Chris Chocola, president of the influential conservative group the Club for Growth, said in a statement that the Club for Growth PAC is likely going to stay out of the primary, given both Stockman's and Cornyn's conservative records.
"Our PAC evaluates three factors when looking at races that involve incumbents: 1) the strength of the incumbent's record; 2) the degree of difference between the incumbent and the challenger on economic issues; and 3) the viability of the challenger," he said. "None of those factors weigh against Senator Cornyn, so we do not expect to be involved in the Texas Senate race."
Stockman, meanwhile, came under scrutiny this year for failing to disclose in federal filings all of his business affiliations. He has, however, proven to be very conservative since rejoining the House this year after first serving from 1995 to 1997.
Stockman's taken a hardline conservative position on immigration, and gun control -- in January, he threatened to impeach President Obama over his efforts to use his executive authorities to reduce gun violence. In February, just two months after the mass shooting in Newtown, Conn., Stockman brought musician and gun advocate Ted Nugent as his guest to attend Mr.

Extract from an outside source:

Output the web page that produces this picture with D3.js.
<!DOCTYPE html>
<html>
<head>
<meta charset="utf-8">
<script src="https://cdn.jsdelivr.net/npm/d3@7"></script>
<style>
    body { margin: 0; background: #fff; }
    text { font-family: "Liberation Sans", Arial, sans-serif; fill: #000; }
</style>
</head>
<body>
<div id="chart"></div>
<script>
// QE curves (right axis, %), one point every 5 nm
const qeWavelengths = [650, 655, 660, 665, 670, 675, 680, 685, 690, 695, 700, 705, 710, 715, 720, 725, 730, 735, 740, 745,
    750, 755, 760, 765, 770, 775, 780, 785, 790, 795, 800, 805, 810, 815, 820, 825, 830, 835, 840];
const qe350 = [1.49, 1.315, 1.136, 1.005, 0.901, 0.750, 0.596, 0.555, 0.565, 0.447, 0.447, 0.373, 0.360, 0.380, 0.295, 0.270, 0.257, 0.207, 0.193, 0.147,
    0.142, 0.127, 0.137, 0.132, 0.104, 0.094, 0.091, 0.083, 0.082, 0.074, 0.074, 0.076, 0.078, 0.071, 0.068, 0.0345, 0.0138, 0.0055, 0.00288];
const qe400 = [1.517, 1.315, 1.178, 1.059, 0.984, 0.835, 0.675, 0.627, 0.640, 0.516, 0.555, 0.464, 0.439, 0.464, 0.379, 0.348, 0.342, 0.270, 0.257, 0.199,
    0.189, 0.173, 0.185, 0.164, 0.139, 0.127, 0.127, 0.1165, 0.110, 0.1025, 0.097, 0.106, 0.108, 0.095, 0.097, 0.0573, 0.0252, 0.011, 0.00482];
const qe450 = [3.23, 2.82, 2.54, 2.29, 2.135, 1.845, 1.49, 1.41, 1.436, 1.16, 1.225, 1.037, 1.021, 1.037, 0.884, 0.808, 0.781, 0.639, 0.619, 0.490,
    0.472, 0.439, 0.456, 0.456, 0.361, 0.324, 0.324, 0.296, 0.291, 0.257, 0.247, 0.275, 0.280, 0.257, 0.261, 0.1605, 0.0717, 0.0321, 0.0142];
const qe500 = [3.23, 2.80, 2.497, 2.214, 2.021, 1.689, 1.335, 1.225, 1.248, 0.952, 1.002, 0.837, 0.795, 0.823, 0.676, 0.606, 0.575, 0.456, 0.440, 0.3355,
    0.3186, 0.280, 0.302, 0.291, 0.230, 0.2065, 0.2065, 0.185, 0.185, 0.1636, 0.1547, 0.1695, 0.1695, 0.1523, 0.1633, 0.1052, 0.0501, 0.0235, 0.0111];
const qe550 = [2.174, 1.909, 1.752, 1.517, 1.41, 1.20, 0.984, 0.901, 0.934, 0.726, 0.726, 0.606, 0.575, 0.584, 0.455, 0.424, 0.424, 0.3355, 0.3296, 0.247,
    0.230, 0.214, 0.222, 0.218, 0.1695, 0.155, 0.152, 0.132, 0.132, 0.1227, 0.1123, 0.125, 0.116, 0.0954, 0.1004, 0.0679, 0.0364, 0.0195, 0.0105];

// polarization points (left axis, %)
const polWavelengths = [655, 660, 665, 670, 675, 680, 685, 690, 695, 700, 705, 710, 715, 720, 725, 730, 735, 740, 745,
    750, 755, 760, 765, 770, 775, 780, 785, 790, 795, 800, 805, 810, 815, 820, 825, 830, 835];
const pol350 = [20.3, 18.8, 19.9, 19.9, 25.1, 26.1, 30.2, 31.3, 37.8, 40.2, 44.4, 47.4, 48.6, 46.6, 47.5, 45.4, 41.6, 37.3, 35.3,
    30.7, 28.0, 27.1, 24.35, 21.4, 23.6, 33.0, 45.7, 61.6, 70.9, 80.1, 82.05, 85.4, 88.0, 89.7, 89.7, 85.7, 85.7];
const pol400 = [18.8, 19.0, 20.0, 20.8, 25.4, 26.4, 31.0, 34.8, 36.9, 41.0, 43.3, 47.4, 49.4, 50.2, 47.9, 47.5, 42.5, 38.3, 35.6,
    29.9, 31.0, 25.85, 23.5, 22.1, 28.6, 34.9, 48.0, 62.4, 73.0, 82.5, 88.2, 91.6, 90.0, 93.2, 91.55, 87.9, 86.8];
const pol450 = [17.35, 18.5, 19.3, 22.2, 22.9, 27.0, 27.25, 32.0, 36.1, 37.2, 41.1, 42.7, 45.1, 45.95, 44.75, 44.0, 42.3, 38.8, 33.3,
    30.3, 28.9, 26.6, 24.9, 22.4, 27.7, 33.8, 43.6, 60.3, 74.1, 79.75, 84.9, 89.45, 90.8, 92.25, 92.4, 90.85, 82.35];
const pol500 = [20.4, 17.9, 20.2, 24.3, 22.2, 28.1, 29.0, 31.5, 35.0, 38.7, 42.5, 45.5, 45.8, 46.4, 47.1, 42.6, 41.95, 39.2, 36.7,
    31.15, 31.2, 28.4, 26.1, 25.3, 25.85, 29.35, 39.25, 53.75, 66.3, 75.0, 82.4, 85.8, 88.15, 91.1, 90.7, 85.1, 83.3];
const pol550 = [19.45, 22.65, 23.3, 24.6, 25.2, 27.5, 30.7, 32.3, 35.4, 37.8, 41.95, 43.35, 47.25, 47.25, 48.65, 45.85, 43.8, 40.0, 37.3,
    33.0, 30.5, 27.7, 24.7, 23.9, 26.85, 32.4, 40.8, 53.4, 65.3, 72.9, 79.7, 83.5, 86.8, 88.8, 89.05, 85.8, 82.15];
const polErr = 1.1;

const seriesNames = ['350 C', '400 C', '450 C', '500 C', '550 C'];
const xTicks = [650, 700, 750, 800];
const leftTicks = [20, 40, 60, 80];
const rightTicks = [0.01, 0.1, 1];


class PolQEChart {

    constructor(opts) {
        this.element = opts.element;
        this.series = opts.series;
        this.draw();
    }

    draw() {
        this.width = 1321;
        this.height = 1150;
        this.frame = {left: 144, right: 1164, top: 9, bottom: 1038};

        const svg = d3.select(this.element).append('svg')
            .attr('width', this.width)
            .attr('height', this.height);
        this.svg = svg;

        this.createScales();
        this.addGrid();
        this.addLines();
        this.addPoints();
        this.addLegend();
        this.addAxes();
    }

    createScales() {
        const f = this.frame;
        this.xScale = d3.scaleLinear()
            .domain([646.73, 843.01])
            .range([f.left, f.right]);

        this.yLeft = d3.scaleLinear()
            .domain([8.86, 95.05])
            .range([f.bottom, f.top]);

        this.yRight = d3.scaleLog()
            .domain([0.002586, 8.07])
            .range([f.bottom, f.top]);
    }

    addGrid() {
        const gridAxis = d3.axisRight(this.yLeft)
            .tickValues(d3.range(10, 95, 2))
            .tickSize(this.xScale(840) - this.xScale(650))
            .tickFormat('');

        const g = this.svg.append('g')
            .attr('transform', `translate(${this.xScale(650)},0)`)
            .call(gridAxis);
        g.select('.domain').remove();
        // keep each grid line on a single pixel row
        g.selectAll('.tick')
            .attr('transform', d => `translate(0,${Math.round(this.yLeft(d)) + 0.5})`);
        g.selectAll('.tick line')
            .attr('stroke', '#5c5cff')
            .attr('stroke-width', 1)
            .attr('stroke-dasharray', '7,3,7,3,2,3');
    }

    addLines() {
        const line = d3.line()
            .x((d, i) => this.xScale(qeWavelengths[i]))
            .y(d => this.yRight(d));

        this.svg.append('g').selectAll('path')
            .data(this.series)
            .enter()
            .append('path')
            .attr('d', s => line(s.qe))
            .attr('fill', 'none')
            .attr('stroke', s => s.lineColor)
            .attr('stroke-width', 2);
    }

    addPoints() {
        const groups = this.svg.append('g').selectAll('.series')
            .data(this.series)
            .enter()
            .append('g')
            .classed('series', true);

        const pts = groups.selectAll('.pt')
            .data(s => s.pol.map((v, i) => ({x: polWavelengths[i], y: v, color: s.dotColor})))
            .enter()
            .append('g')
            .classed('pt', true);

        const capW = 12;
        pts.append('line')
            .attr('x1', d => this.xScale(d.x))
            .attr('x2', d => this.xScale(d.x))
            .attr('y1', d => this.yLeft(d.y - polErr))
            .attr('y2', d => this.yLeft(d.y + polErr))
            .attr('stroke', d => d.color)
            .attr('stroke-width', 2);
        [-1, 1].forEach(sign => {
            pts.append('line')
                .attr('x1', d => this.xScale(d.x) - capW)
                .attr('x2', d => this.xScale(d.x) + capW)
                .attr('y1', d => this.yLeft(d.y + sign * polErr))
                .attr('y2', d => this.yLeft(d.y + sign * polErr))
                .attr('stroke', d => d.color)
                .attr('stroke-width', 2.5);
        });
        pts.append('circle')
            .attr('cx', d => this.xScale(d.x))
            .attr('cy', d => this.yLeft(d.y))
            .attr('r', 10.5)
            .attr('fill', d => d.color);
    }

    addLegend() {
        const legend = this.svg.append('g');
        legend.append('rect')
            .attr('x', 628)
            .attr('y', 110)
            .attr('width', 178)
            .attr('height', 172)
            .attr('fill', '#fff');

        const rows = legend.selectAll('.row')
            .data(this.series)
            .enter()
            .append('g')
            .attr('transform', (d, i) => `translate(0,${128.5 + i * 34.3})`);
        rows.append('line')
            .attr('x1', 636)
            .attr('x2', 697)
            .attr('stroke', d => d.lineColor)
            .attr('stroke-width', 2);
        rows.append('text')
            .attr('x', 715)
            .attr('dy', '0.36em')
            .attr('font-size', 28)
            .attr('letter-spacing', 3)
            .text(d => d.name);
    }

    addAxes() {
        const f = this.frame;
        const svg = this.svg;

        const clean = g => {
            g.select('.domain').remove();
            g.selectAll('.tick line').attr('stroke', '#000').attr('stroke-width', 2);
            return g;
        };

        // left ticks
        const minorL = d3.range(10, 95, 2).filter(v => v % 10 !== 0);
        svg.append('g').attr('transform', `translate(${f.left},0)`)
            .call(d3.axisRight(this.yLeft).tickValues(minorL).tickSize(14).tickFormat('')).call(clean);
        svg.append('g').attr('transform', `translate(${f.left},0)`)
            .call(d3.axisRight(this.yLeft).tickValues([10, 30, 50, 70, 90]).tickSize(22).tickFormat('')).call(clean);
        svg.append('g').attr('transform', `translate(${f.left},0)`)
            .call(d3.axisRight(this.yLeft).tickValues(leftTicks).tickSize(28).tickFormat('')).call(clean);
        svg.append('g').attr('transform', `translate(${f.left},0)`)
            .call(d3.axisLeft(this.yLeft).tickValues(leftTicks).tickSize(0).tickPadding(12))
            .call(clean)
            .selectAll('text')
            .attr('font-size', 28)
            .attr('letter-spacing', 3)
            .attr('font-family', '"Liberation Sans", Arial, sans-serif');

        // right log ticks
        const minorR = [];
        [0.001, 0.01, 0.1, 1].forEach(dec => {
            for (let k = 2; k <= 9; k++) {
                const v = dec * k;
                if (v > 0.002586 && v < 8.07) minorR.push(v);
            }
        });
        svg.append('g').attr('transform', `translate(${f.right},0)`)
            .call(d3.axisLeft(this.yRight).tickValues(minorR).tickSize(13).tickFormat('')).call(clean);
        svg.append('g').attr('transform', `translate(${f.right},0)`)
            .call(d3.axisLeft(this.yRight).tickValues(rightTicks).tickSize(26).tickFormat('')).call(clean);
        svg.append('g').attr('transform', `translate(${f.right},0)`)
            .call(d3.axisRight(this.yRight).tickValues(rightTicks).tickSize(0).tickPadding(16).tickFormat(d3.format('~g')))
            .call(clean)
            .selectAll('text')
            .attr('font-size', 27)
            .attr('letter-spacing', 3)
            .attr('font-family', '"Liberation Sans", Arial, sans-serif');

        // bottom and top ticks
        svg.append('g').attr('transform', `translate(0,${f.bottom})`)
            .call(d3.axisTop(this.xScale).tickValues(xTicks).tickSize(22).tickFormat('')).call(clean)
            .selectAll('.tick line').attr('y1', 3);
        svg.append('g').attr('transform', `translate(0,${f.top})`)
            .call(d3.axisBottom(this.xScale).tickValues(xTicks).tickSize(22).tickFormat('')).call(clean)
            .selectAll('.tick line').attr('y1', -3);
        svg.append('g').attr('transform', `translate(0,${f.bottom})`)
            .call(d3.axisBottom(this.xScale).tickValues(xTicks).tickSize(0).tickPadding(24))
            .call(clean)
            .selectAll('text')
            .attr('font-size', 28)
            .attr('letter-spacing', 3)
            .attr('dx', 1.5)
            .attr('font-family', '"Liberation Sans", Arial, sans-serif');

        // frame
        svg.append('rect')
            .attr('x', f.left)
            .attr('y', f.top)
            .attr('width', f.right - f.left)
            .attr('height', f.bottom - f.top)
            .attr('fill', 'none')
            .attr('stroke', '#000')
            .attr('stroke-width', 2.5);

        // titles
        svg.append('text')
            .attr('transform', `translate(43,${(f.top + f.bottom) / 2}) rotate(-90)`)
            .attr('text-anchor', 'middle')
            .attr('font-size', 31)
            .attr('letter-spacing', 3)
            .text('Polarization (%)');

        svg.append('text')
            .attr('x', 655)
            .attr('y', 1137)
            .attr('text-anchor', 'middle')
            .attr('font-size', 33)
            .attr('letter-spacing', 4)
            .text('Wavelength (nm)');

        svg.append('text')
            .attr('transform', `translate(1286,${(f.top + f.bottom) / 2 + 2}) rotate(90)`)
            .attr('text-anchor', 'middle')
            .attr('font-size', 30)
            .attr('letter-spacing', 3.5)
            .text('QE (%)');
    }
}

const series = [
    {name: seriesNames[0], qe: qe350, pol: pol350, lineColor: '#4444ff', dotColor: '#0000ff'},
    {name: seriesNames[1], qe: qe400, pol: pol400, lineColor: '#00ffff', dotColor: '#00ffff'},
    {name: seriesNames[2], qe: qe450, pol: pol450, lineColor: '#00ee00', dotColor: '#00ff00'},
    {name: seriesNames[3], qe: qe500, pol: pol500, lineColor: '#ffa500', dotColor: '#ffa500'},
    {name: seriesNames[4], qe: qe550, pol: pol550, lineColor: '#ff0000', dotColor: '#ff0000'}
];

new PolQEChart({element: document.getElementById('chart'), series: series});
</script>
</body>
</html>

Obama's State of the Union address.
In an interview with Texas Monthly in September, Cornyn lamented the ongoing fueds between tea party conservatives and the rest of the Republican Party.
"I don't know how we got off on this track where some people are welcome in our party and some people are not," he said. "Hence my reference to Ronald Reagan's line, 'What do you call someone who agrees with you eight times out of ten? An ally, not a twenty-percent traitor.' Well, we're at a point where you can agree with someone 98 percent of the time, but they think of you as a 2-percent traitor, which is just an impossible standard."